Raw data:
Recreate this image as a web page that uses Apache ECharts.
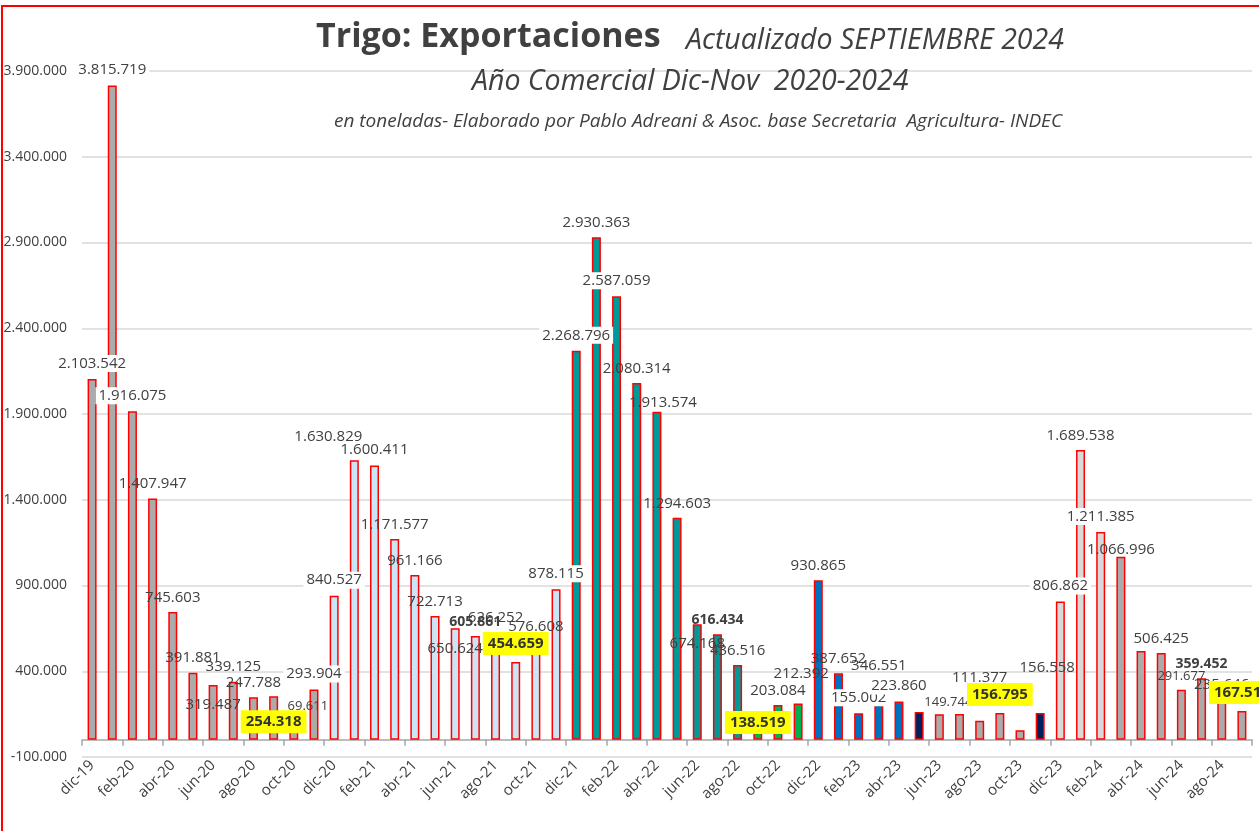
<!DOCTYPE html>
<html>
<head>
<meta charset="utf-8">
<script src="https://cdn.jsdelivr.net/npm/echarts@6/dist/echarts.min.js"></script>
<style>
    html, body {margin:0;padding:0;background:#fff}
    #chart {width:1259px;height:831px}
</style>
</head>
<body>
<div id="chart"></div>
<script>
    // meses (año comercial dic-nov)
    var meses = ['dic-19','ene-20','feb-20','mar-20','abr-20','may-20','jun-20','jul-20','ago-20','sep-20','oct-20','nov-20',
                 'dic-20','ene-21','feb-21','mar-21','abr-21','may-21','jun-21','jul-21','ago-21','sep-21','oct-21','nov-21',
                 'dic-21','ene-22','feb-22','mar-22','abr-22','may-22','jun-22','jul-22','ago-22','sep-22','oct-22','nov-22',
                 'dic-22','ene-23','feb-23','mar-23','abr-23','may-23','jun-23','jul-23','ago-23','sep-23','oct-23','nov-23',
                 'dic-23','ene-24','feb-24','mar-24','abr-24','may-24','jun-24','jul-24','ago-24','sep-24'];

    // exportaciones en toneladas
    var toneladas = [2103542, 3815719, 1916075, 1407947, 745603, 391881, 319487, 339125, 247788, 254318, 69611, 293904,
                     840527, 1630829, 1600411, 1171577, 961166, 722713, 650624, 605861, 626252, 454659, 576608, 878115,
                     2268796, 2930363, 2587059, 2080314, 1913574, 1294603, 674168, 616434, 436516, 138519, 203084, 212392,
                     930865, 387652, 155002, 346551, 223860, 162000, 149744, 151000, 111377, 156795, 56000, 156558,
                     806862, 1689538, 1211385, 1066996, 518000, 506425, 291677, 359452, 235646, 167510];

    // ticks eje y
    var yMin = -100000, yMax = 3900000, yPaso = 500000;

    // colores por tramo
    var tramos = [
        ['dic-19', 'nov-20', '#ABABAB'],
        ['dic-20', 'nov-21', '#CBE5F6'],
        ['dic-21', 'ago-22', '#009999'],
        ['sep-22', 'nov-22', '#00B050'],
        ['dic-22', 'abr-23', '#0070C0'],
        ['may-23', 'may-23', '#002060'],
        ['jun-23', 'oct-23', '#ABABAB'],
        ['nov-23', 'nov-23', '#002060'],
        ['dic-23', 'feb-24', '#D9D9D9'],
        ['mar-24', 'sep-24', '#ABABAB']
    ];

    // estilos de etiquetas
    var fondoBlanco = ['dic-19','ene-20','feb-20','nov-20','dic-20','feb-21','nov-21','dic-21','feb-22','feb-23','abr-23','dic-23','feb-24'];
    var resaltados = ['sep-20','sep-21','sep-22','sep-23','sep-24'];
    var negrita = ['jul-21','jul-22','jul-24'];
    var chicas = ['oct-20','jun-23','jun-24'];
    var sinEtiqueta = ['may-23','jul-23','oct-23','abr-24'];
    var desplazamientos = {
        'jun-20': [0, 34], 'sep-20': [0, 44], 'oct-20': [14, -8], 'ene-21': [-26, -9],
        'jun-21': [0, 35], 'abr-22': [6, 6], 'jun-22': [0, 34], 'sep-22': [0, 25],
        'nov-22': [3, -15], 'jun-23': [9, 2], 'ago-23': [0, -29], 'nov-23': [7, -31], 'mar-24': [0, 7]
    };

    function fmt(v) {
        var s = Math.abs(v).toString().replace(/\B(?=(\d{3})+(?!\d))/g, '.');
        return (v < 0 ? '-' : '') + s;
    }

    function colorDe(i) {
        for (var k = 0; k < tramos.length; k++) {
            if (i >= meses.indexOf(tramos[k][0]) && i <= meses.indexOf(tramos[k][1])) return tramos[k][2];
        }
        return '#ABABAB';
    }

    var datos = toneladas.map(function (v, i) {
        var m = meses[i];
        var label = {};
        if (sinEtiqueta.indexOf(m) >= 0) label.show = false;
        if (fondoBlanco.indexOf(m) >= 0) { label.backgroundColor = '#fff'; label.padding = [1, 3]; }
        if (resaltados.indexOf(m) >= 0) {
            label.backgroundColor = '#FFFF00'; label.fontWeight = 'bold'; label.padding = [4, 5]; label.color = '#333';
        }
        if (negrita.indexOf(m) >= 0) { label.fontWeight = 'bold'; label.fontSize = 14; }
        if (chicas.indexOf(m) >= 0) label.fontSize = 13;
        if (desplazamientos[m]) label.offset = desplazamientos[m];
        return {value: v, itemStyle: {color: colorDe(i)}, label: label};
    });

    var chart = echarts.init(document.getElementById('chart'));
    var txt = '#404040';
    var option = {
        animation: false,
        title: [
            {text: 'Trigo: Exportaciones', left: 316, top: 20, padding: 0,
             textStyle: {fontFamily: 'Open Sans', fontWeight: 'bold', fontSize: 34, color: txt}},
            {text: 'Actualizado SEPTIEMBRE 2024', left: 686, top: 26, padding: 0,
             textStyle: {fontFamily: 'Open Sans', fontStyle: 'italic', fontWeight: 'normal', fontSize: 28.5, color: txt}},
            {text: 'Año Comercial Dic-Nov  2020-2024', left: 472, top: 67, padding: 0,
             textStyle: {fontFamily: 'Open Sans', fontStyle: 'italic', fontWeight: 'normal', fontSize: 28.5, color: txt}},
            {text: 'en toneladas- Elaborado por Pablo Adreani & Asoc. base Secretaria  Agricultura- INDEC', left: 334, top: 112, padding: 0,
             textStyle: {fontFamily: 'Open Sans', fontStyle: 'italic', fontWeight: 'normal', fontSize: 19, color: txt}}
        ],
        grid: {left: 82, right: 7, top: 71, bottom: 74},
        xAxis: [
            {
                type: 'category',
                data: meses,
                axisLine: {onZero: true, lineStyle: {color: '#A6A6A6', width: 1.5}},
                axisTick: {show: true, interval: 1, length: 6, lineStyle: {color: '#A6A6A6', width: 1.5}},
                axisLabel: {show: false},
                splitLine: {show: false}
            },
            {
                type: 'category',
                data: meses,
                position: 'bottom',
                axisLine: {show: false, onZero: false},
                axisTick: {show: false},
                axisLabel: {interval: 1, rotate: 45, margin: 6, fontFamily: 'Open Sans', fontSize: 15, color: txt},
                splitLine: {show: false}
            }
        ],
        yAxis: {
            type: 'value',
            min: yMin,
            max: yMax,
            interval: yPaso,
            axisLine: {show: false},
            axisTick: {show: false},
            axisLabel: {margin: 15, fontFamily: 'Open Sans', fontSize: 14, color: txt, formatter: fmt},
            splitLine: {lineStyle: {color: '#D9D9D9', width: 1.5}}
        },
        series: [{
            type: 'bar',
            xAxisIndex: 0,
            barWidth: 9,
            data: datos,
            itemStyle: {borderColor: '#FF0000', borderWidth: 1.5},
            label: {
                show: true,
                position: 'top',
                distance: 7,
                fontFamily: 'Open Sans',
                fontSize: 15,
                color: txt,
                formatter: function (p) { return fmt(p.value); }
            }
        }],
        graphic: [{
            type: 'rect',
            x: 2, y: 6,
            shape: {x: 0, y: 0, width: 1400, height: 1000},
            style: {fill: 'none', stroke: '#FF0000', lineWidth: 2},
            silent: true,
            z: 100
        }]
    };
    chart.setOption(option);
</script>
</body>
</html>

Exercise details:
Reproduce all of the data exactly; the pictures do not belong in the copy.

Result below:
Recreate this image as a web page that uses Apache ECharts.
<!DOCTYPE html>
<html>
<head>
<meta charset="utf-8">
<script src="https://cdn.jsdelivr.net/npm/echarts@6/dist/echarts.min.js"></script>
<style>
    html, body {margin:0;padding:0;background:#fff}
    #chart {width:1259px;height:831px}
</style>
</head>
<body>
<div id="chart"></div>
<script>
    // meses (año comercial dic-nov)
    var meses = ['dic-19','ene-20','feb-20','mar-20','abr-20','may-20','jun-20','jul-20','ago-20','sep-20','oct-20','nov-20',
                 'dic-20','ene-21','feb-21','mar-21','abr-21','may-21','jun-21','jul-21','ago-21','sep-21','oct-21','nov-21',
                 'dic-21','ene-22','feb-22','mar-22','abr-22','may-22','jun-22','jul-22','ago-22','sep-22','oct-22','nov-22',
                 'dic-22','ene-23','feb-23','mar-23','abr-23','may-23','jun-23','jul-23','ago-23','sep-23','oct-23','nov-23',
                 'dic-23','ene-24','feb-24','mar-24','abr-24','may-24','jun-24','jul-24','ago-24','sep-24'];

    // exportaciones en toneladas
    var toneladas = [2103542, 3815719, 1916075, 1407947, 745603, 391881, 319487, 339125, 247788, 254318, 69611, 293904,
                     840527, 1630829, 1600411, 1171577, 961166, 722713, 650624, 605861, 626252, 454659, 576608, 878115,
                     2268796, 2930363, 2587059, 2080314, 1913574, 1294603, 674168, 616434, 436516, 138519, 203084, 212392,
                     930865, 387652, 155002, 346551, 223860, 162000, 149744, 151000, 111377, 156795, 56000, 156558,
                     806862, 1689538, 1211385, 1066996, 518000, 506425, 291677, 359452, 235646, 167510];

    // ticks eje y
    var yMin = -100000, yMax = 3900000, yPaso = 500000;

    // colores por tramo
    var tramos = [
        ['dic-19', 'nov-20', '#ABABAB'],
        ['dic-20', 'nov-21', '#CBE5F6'],
        ['dic-21', 'ago-22', '#009999'],
        ['sep-22', 'nov-22', '#00B050'],
        ['dic-22', 'abr-23', '#0070C0'],
        ['may-23', 'may-23', '#002060'],
        ['jun-23', 'oct-23', '#ABABAB'],
        ['nov-23', 'nov-23', '#002060'],
        ['dic-23', 'feb-24', '#D9D9D9'],
        ['mar-24', 'sep-24', '#ABABAB']
    ];

    // estilos de etiquetas
    var fondoBlanco = ['dic-19','ene-20','feb-20','nov-20','dic-20','feb-21','nov-21','dic-21','feb-22','feb-23','abr-23','dic-23','feb-24'];
    var resaltados = ['sep-20','sep-21','sep-22','sep-23','sep-24'];
    var negrita = ['jul-21','jul-22','jul-24'];
    var chicas = ['oct-20','jun-23','jun-24'];
    var sinEtiqueta = ['may-23','jul-23','oct-23','abr-24'];
    var desplazamientos = {
        'jun-20': [0, 34], 'sep-20': [0, 44], 'oct-20': [14, -8], 'ene-21': [-26, -9],
        'jun-21': [0, 35], 'abr-22': [6, 6], 'jun-22': [0, 34], 'sep-22': [0, 25],
        'nov-22': [3, -15], 'jun-23': [9, 2], 'ago-23': [0, -29], 'nov-23': [7, -31], 'mar-24': [0, 7]
    };

    function fmt(v) {
        var s = Math.abs(v).toString().replace(/\B(?=(\d{3})+(?!\d))/g, '.');
        return (v < 0 ? '-' : '') + s;
    }

    function colorDe(i) {
        for (var k = 0; k < tramos.length; k++) {
            if (i >= meses.indexOf(tramos[k][0]) && i <= meses.indexOf(tramos[k][1])) return tramos[k][2];
        }
        return '#ABABAB';
    }

    var datos = toneladas.map(function (v, i) {
        var m = meses[i];
        var label = {};
        if (sinEtiqueta.indexOf(m) >= 0) label.show = false;
        if (fondoBlanco.indexOf(m) >= 0) { label.backgroundColor = '#fff'; label.padding = [1, 3]; }
        if (resaltados.indexOf(m) >= 0) {
            label.backgroundColor = '#FFFF00'; label.fontWeight = 'bold'; label.padding = [4, 5]; label.color = '#333';
        }
        if (negrita.indexOf(m) >= 0) { label.fontWeight = 'bold'; label.fontSize = 14; }
        if (chicas.indexOf(m) >= 0) label.fontSize = 13;
        if (desplazamientos[m]) label.offset = desplazamientos[m];
        return {value: v, itemStyle: {color: colorDe(i)}, label: label};
    });

    var chart = echarts.init(document.getElementById('chart'));
    var txt = '#404040';
    var option = {
        animation: false,
        title: [
            {text: 'Trigo: Exportaciones', left: 316, top: 20, padding: 0,
             textStyle: {fontFamily: 'Open Sans', fontWeight: 'bold', fontSize: 34, color: txt}},
            {text: 'Actualizado SEPTIEMBRE 2024', left: 686, top: 26, padding: 0,
             textStyle: {fontFamily: 'Open Sans', fontStyle: 'italic', fontWeight: 'normal', fontSize: 28.5, color: txt}},
            {text: 'Año Comercial Dic-Nov  2020-2024', left: 472, top: 67, padding: 0,
             textStyle: {fontFamily: 'Open Sans', fontStyle: 'italic', fontWeight: 'normal', fontSize: 28.5, color: txt}},
            {text: 'en toneladas- Elaborado por Pablo Adreani & Asoc. base Secretaria  Agricultura- INDEC', left: 334, top: 112, padding: 0,
             textStyle: {fontFamily: 'Open Sans', fontStyle: 'italic', fontWeight: 'normal', fontSize: 19, color: txt}}
        ],
        grid: {left: 82, right: 7, top: 71, bottom: 74},
        xAxis: [
            {
                type: 'category',
                data: meses,
                axisLine: {onZero: true, lineStyle: {color: '#A6A6A6', width: 1.5}},
                axisTick: {show: true, interval: 1, length: 6, lineStyle: {color: '#A6A6A6', width: 1.5}},
                axisLabel: {show: false},
                splitLine: {show: false}
            },
            {
                type: 'category',
                data: meses,
                position: 'bottom',
                axisLine: {show: false, onZero: false},
                axisTick: {show: false},
                axisLabel: {interval: 1, rotate: 45, margin: 6, fontFamily: 'Open Sans', fontSize: 15, color: txt},
                splitLine: {show: false}
            }
        ],
        yAxis: {
            type: 'value',
            min: yMin,
            max: yMax,
            interval: yPaso,
            axisLine: {show: false},
            axisTick: {show: false},
            axisLabel: {margin: 15, fontFamily: 'Open Sans', fontSize: 14, color: txt, formatter: fmt},
            splitLine: {lineStyle: {color: '#D9D9D9', width: 1.5}}
        },
        series: [{
            type: 'bar',
            xAxisIndex: 0,
            barWidth: 9,
            data: datos,
            itemStyle: {borderColor: '#FF0000', borderWidth: 1.5},
            label: {
                show: true,
                position: 'top',
                distance: 7,
                fontFamily: 'Open Sans',
                fontSize: 15,
                color: txt,
                formatter: function (p) { return fmt(p.value); }
            }
        }],
        graphic: [{
            type: 'rect',
            x: 2, y: 6,
            shape: {x: 0, y: 0, width: 1400, height: 1000},
            style: {fill: 'none', stroke: '#FF0000', lineWidth: 2},
            silent: true,
            z: 100
        }]
    };
    chart.setOption(option);
</script>
</body>
</html>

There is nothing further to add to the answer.